Craig ha ventisei anni e lavora come pubblicitario. Alla vigilia del 'grande passo' della convivenza con la sua ragazza storica Allison, racconta a tutti di dover partire per un improvviso viaggio di lavoro e invece parte in solitudine verso il Sud degli States alla ricerca delle attrazioni più grandi del mondo con la speranza di tornare a visitare uno dei luoghi più evocativi della sua infanzia. Manca una settimana al trasferimento a San Francisco e all'inizio della sua nuova vita e Craig approfitta del momento per raccontare un'ultima piccola bugia e procurarsi così quella che ai suoi occhi è l'ultima possibilità di intraprendere il viaggio della vita.
Munito di carta stradale, di un bancomat e di un cellulare, sale così a bordo della sua Volvo e si mette in cerca di se stesso e di emozioni forti, di luoghi sperduti e significativi, di persone nuove con cui interagire e confrontarsi in modo da esorcizzare la sua paura di diventare grande. Il tutto come se non ci fosse un domani. Il suo unico appiglio alla realtà sono le telefonate piene di bugie con Allison, che nel frattempo insieme ai genitori è in cerca di una casa da comprare, e quelle con il fratello maggiore che non sembra essere molto interessato alle sue fisiologiche paturnie esistenziali.
Prospettive e dimensioni
Con una narrazione tutt'altro che scontata ma lineare e senza artifici di sorta, Bryan Reisberg ci regala un road-movie insolito, divertente, ricco di malinconia, di umorismo grottesco e amaro disincanto, un film che ci pone di fronte alle gigantesche solitudini di un ragazzo che sono poi quelle di una generazione e di un'intera nazione. Non è mai facile guardare con obiettività le routine e le limitazioni che ci impone oggi la vita moderna, ed è forse per questo che Craig cattura sin da subito la simpatia di chi guarda, perché le sue espressioni, sempre a metà tra entusiasmo e disperazione, incarnano un po' quel bisogno ancestrale dell'essere umano di mollare tutto e scappare in cerca di nuove avventure.
Quando si arriva alla decisione di affrontare un viaggio come questo è perché o si sta fuggendo da qualcosa o si sta lottando per qualcosa, ma il bello di questa storia è che il nostro protagonista non è il solito sfigato, frustrato che ha solo paura di prendersi carico delle responsabilità.
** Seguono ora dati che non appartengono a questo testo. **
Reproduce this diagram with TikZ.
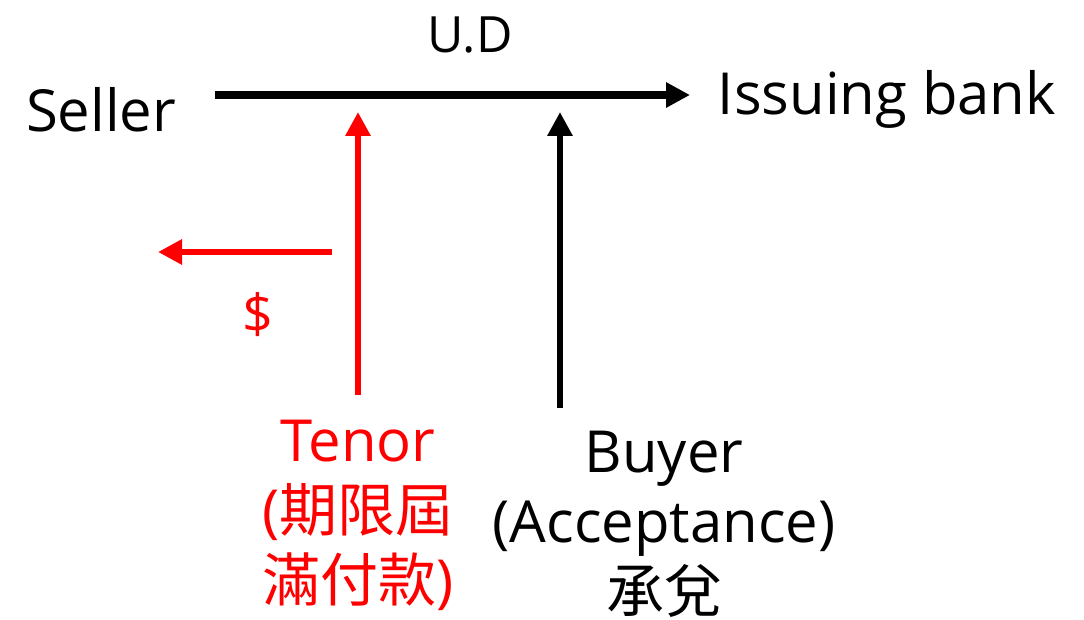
\documentclass[tikz,border=0pt]{standalone}
\usepackage{fontspec}
\setmainfont{Open Sans}
\newfontfamily\cjk{Noto Sans CJK TC}
\usetikzlibrary{arrows.meta,positioning}

\begin{document}
\begin{tikzpicture}[
    x=0.5pt, y=-0.5pt,
    party/.style={inner sep=0pt, font=\fontsize{29}{35}\selectfont, align=center},
    flow/.style={-{Triangle[length=12pt,width=12pt]}, line width=3pt},
    redflow/.style={flow, red}
]
    \useasboundingbox (0,0) rectangle (1084,620);

    \node[party] (seller) at (101,110) {Seller};
    \node[party] (bank) at (887,99) {Issuing bank};
    \node[party, font=\fontsize{25}{30}\selectfont] (ud) at (470,35) {U.D};
    \node[party, red, font=\fontsize{27}{30}\selectfont] (dollar) at (258,315) {\$};
    \node[party, red] (tenor) at (358,515) {Tenor\\({\cjk 期限屆}\\{\cjk 滿付款})};
    \node[party] (buyer) at (664,524) {Buyer\\(Acceptance)\\{\cjk 承兌}};

    % arrow ends
    \coordinate (udstart) at (215,95);
    \coordinate (udend) at (690,95);
    \coordinate (tenorhit) at (358,112);
    \coordinate (tenorfoot) at (358,395);
    \coordinate (buyerhit) at (560,112);
    \coordinate (buyerfoot) at (560,408);
    \coordinate (paystart) at (332,252);
    \coordinate (payend) at (158,252);

    \draw[flow, line width=4pt] (udstart) -- (udend);
    \draw[redflow] (tenorfoot) -- (tenorhit);
    \draw[flow] (buyerfoot) -- (buyerhit);
    \draw[redflow] (paystart) -- (payend);
\end{tikzpicture}
\end{document}
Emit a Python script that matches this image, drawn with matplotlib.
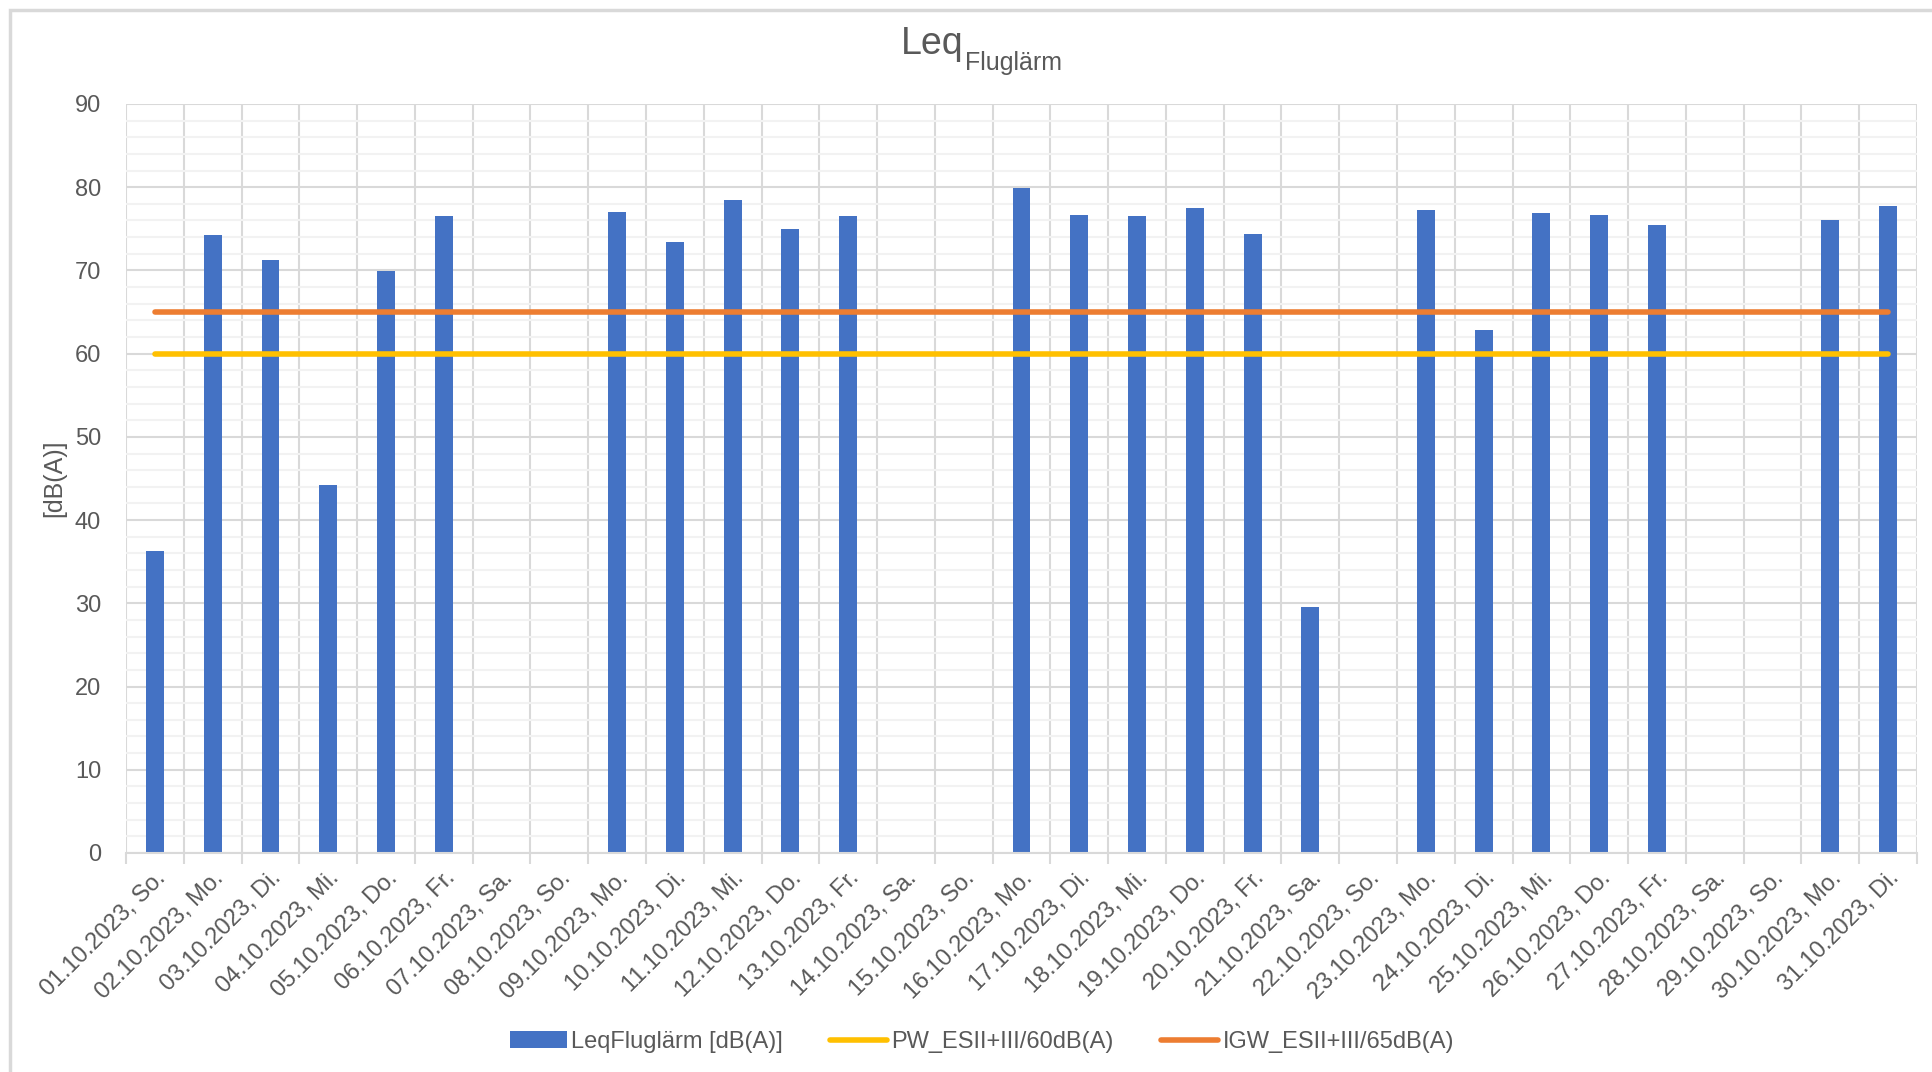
import matplotlib.pyplot as plt
import numpy as np
from matplotlib.patches import Rectangle
from matplotlib.ticker import MultipleLocator

plt.rcParams['font.family'] = ['Liberation Sans', 'DejaVu Sans']

days = ['01.10.2023, So.', '02.10.2023, Mo.', '03.10.2023, Di.', '04.10.2023, Mi.',
        '05.10.2023, Do.', '06.10.2023, Fr.', '07.10.2023, Sa.', '08.10.2023, So.',
        '09.10.2023, Mo.', '10.10.2023, Di.', '11.10.2023, Mi.', '12.10.2023, Do.',
        '13.10.2023, Fr.', '14.10.2023, Sa.', '15.10.2023, So.', '16.10.2023, Mo.',
        '17.10.2023, Di.', '18.10.2023, Mi.', '19.10.2023, Do.', '20.10.2023, Fr.',
        '21.10.2023, Sa.', '22.10.2023, So.', '23.10.2023, Mo.', '24.10.2023, Di.',
        '25.10.2023, Mi.', '26.10.2023, Do.', '27.10.2023, Fr.', '28.10.2023, Sa.',
        '29.10.2023, So.', '30.10.2023, Mo.', '31.10.2023, Di.']
leq = [36.3, 74.3, 71.3, 44.2, 69.9, 76.6, np.nan, np.nan,
       77.0, 73.4, 78.5, 75.0, 76.5, np.nan, np.nan, 79.9,
       76.7, 76.5, 77.5, 74.4, 29.5, np.nan, 77.3, 62.8,
       76.9, 76.7, 75.5, np.nan, np.nan, 76.0, 77.7]
pw = [60] * len(days)
igw = [65] * len(days)

txt = '#595959'
fs = 17
fig = plt.figure(figsize=(19.33, 10.72), dpi=100)
ax = fig.add_axes([0.0652, 0.2043, 0.9265, 0.6987])

x = np.arange(len(days))
b = ax.bar(x, leq, width=0.31, color='#4472C4', label='LeqFluglärm [dB(A)]', zorder=2)
l1, = ax.plot(x, pw, color='#FFC000', lw=4, solid_capstyle='round', label='PW_ESII+III/60dB(A)', zorder=3)
l2, = ax.plot(x, igw, color='#ED7D31', lw=4, solid_capstyle='round', label='IGW_ESII+III/65dB(A)', zorder=3)

ax.set_xlim(-0.5, len(days) - 0.5)
ax.set_ylim(0, 90)
ax.yaxis.set_major_locator(MultipleLocator(10))
ax.yaxis.set_minor_locator(MultipleLocator(2))
ax.grid(which='major', axis='y', color='#D9D9D9', lw=1.5, zorder=0)
ax.grid(which='minor', axis='y', color='#F2F2F2', lw=1.5, zorder=0)
ax.set_xticks(x)
ax.set_xticks(np.arange(len(days) + 1) - 0.5, minor=True)
ax.grid(which='minor', axis='x', color='#D9D9D9', lw=1.5, zorder=0)
ax.set_xticklabels(days, rotation=45, ha='right', rotation_mode='anchor', fontsize=fs, color=txt)
ax.tick_params(axis='x', which='major', length=0, pad=10)
ax.tick_params(axis='x', which='minor', length=8, color='#D9D9D9', width=1.5)
ax.tick_params(axis='y', which='both', length=0, labelsize=fs, labelcolor=txt, pad=18)
for s in ['top', 'right', 'left']:
    ax.spines[s].set_visible(False)
ax.spines['bottom'].set_color('#D9D9D9')
ax.spines['bottom'].set_linewidth(1.5)
ax.set_ylabel('[dB(A)]', fontsize=18, color=txt, labelpad=6)

t1 = fig.text(0.466, 0.950, 'Leq', fontsize=27, color=txt, ha='left', va='baseline')
ax.annotate('Fluglärm', xy=(1, 0), xycoords=t1, xytext=(1, -6), textcoords='offset points',
            fontsize=18, color=txt, ha='left', va='baseline')

leg = fig.legend([b, l1, l2], [b.get_label(), l1.get_label(), l2.get_label()],
                 loc='center', bbox_to_anchor=(0.508, 0.028), ncol=3, frameon=False,
                 fontsize=fs, handlelength=2.4, handletextpad=0.2, columnspacing=2.0)
for t in leg.get_texts():
    t.set_color(txt)

fig.patches.append(Rectangle((10 / 1933, -0.05), 1.2, 1 - 10 / 1072 + 0.05, transform=fig.transFigure,
                             fill=False, edgecolor='#D9D9D9', lw=2.5))

fig.savefig('out.png', dpi=100)
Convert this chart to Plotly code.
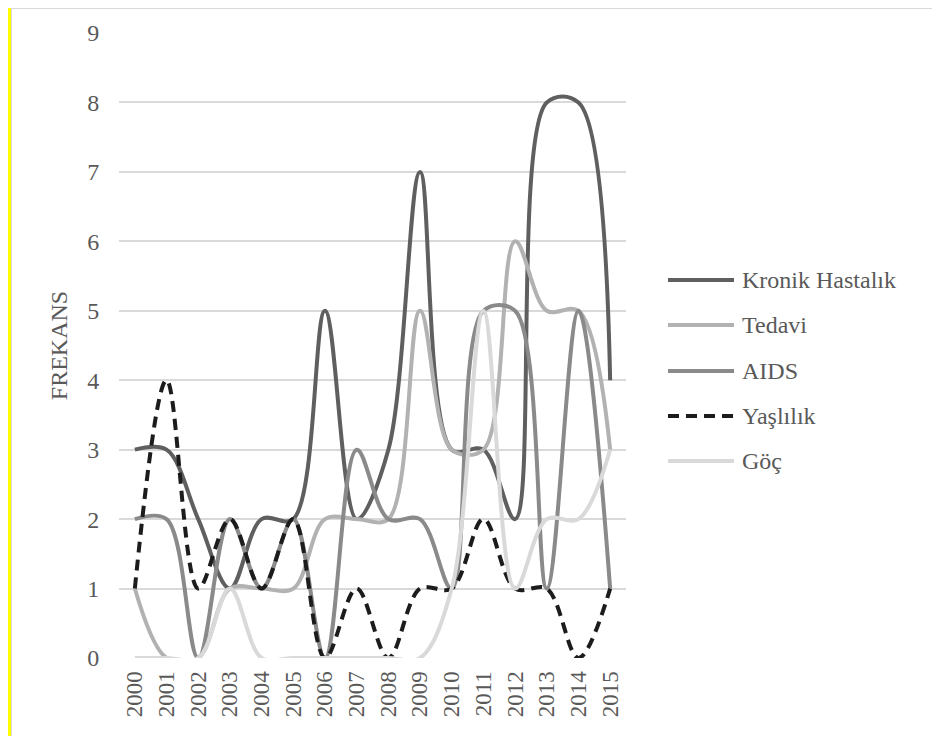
import plotly.graph_objects as go

# === Veri === #
yillar = ["2000", "2001", "2002", "2003", "2004", "2005", "2006", "2007",
          "2008", "2009", "2010", "2011", "2012", "2013", "2014", "2015"]

kronik = [3, 3, 2, 1, 2, 2, 5, 2, 3, 7, 3, 3, 2, 8, 8, 4]
tedavi = [1, 0, 0, 1, 1, 1, 2, 2, 2, 5, 3, 3, 6, 5, 5, 3]
aids = [2, 2, 0, 2, 1, 2, 0, 3, 2, 2, 1, 5, 5, 1, 5, 1]
yaslilik = [1, 4, 1, 2, 1, 2, 0, 1, 0, 1, 1, 2, 1, 1, 0, 1]
goc = [0, 0, 0, 1, 0, 0, 0, 0, 0, 0, 1, 5, 1, 2, 2, 3]

seriler = [
    ("Kronik Hastalık", kronik, "#5f5f5f", "solid"),
    ("Tedavi", tedavi, "#b2b2b2", "solid"),
    ("AIDS", aids, "#8a8a8a", "solid"),
    ("Yaşlılık", yaslilik, "#1c1c1c", "11px,7px"),
    ("Göç", goc, "#d9d9d9", "solid"),
]

FONT = "Liberation Serif, Times New Roman, Tinos, DejaVu Serif, serif"
W, H = 940, 736
OFF = 8  # sayfa govdesi kenar boslugu
L, T = 119 - OFF, 33 - OFF
R = W - (626 - OFF)
B = H - (658 - OFF)
pw = W - L - R
ph = H - T - B


# sayfa pikselinden paper koordinatina
def px_x(p):
    return (p - OFF - L) / pw


def px_y(p):
    return (H - B - (p - OFF)) / ph


fig = go.Figure()

for ad, vals, renk, dash in seriler:
    fig.add_trace(go.Scatter(
        x=yillar, y=vals,
        mode="lines",
        name=ad,
        showlegend=False,
        line=dict(color=renk, width=4, dash=dash, shape="spline", smoothing=1),
    ))

# === Lejant (elle) === #
leg_y = [280, 325, 371, 416, 461]
for (ad, vals, renk, dash), yy in zip(seriler, leg_y):
    fig.add_shape(type="line", xref="paper", yref="paper",
                  x0=px_x(668), x1=px_x(734), y0=px_y(yy), y1=px_y(yy),
                  line=dict(color=renk, width=4, dash=dash))
    fig.add_annotation(xref="paper", yref="paper", x=px_x(740), y=px_y(yy),
                       text=ad, showarrow=False, xanchor="left", yanchor="middle",
                       font=dict(family=FONT, size=24, color="#595959"))

# cerceve (Excel grafik kenari)
fig.add_shape(type="line", xref="paper", yref="paper",
              x0=px_x(11), x1=px_x(960), y0=px_y(8.5), y1=px_y(8.5),
              line=dict(color="#d9d9d9", width=1))
fig.add_shape(type="line", xref="paper", yref="paper",
              x0=px_x(9.5), x1=px_x(9.5), y0=px_y(8), y1=px_y(760),
              line=dict(color="#ffff00", width=3))
fig.add_shape(type="line", xref="paper", yref="paper",
              x0=px_x(11.5), x1=px_x(11.5), y0=px_y(8), y1=px_y(760),
              line=dict(color="#d9d9d9", width=1))

fig.update_layout(
    width=W, height=H,
    margin=dict(l=L, r=R, t=T, b=B),
    plot_bgcolor="white",
    paper_bgcolor="white",
    font=dict(family=FONT, size=24, color="#595959"),
    showlegend=False,
    xaxis=dict(
        type="category",
        range=[-0.5, 15.5],
        tickangle=-90,
        tickfont=dict(family=FONT, size=23, color="#595959"),
        showgrid=False,
        showline=False,
        zeroline=False,
        ticks="outside", ticklen=3, tickcolor="rgba(0,0,0,0)",
    ),
    yaxis=dict(
        range=[0, 9],
        dtick=1,
        tickfont=dict(family=FONT, size=24, color="#595959"),
        gridcolor="#d9d9d9",
        gridwidth=1.5,
        zeroline=False,
        showline=False,
        ticks="outside", ticklen=14, tickcolor="rgba(0,0,0,0)",
        title=dict(text="FREKANS", font=dict(family=FONT, size=24, color="#595959"),
                   standoff=12),
    ),
)

fig.write_html("out.html")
E' invece un ragazzo normalissimo, che ha una vita regolare, un lavoro stabile ed è innamorato della ragazza che ha scelto come sua compagna di vita, ha solo un gran bisogno di comunicare, di condividere i suoi stati d'animo e trovare nel confronto e nella vicinanza con gli altri le conferme di cui ha bisogno. E' per questo che una volta arrivato nei luoghi d'America che ospitano le attrazioni più grandi del mondo Craig si ferma, le fotografa e si mette a chiacchierare con la gente del posto, molto spesso suoi coetanei. Come se quella 'grandezza' potesse regalargli la certezza che lì diventare grandi potesse essere più facile che altrove.
Partire è un po' morire
Straordinaria prova attoriale del giovane Harry Lloyd (il Viserys Targaryen de Il trono di spade) che regge su di sé tutto il film calandosi alla perfezione nei panni di un personaggio atipico, un sognatore romantico e anche un po' naif che dietro alla sua faccia pulita da bravo ragazzo non nasconde mai la sua vera natura ma solo un disperato bisogno di mettersi alla prova, di esplorare, di comunicare le sue emozioni ed essere ascoltato, di prendere decisioni importanti anche e soprattutto sulle piccole cose. Si renderà presto conto che non le sue aspettative e il suo viaggio interiore alla ricerca di comprensione e di condivisione è destinato ad andare di pari passo con la desolazione che incombe sul paesaggio circostante, un'interminabile sequenza di piccoli centri abitati popolati da persone in cerca di brevi ma intense evasioni dal destino che presto le imprigionerà per sempre, collegati fra loro da lunghi tratti stradali pressoché disabitati. In un crescendo di disillusione e amarezza, Craig maturerà più consapevolezza di sé e si convincerà che forse il segreto non sta nel contemplare le cose grandi ma nel saper apprezzare le piccole cose della vita.
Conclusioni
Un esordio con i fiocchi per il venticinquenne regista del Maryland, che ha il grande merito di unire originalità e introspezione psicologica in un piccolo road-movie costruito più per porre domande che per fornire risposte. A little and very significant movie.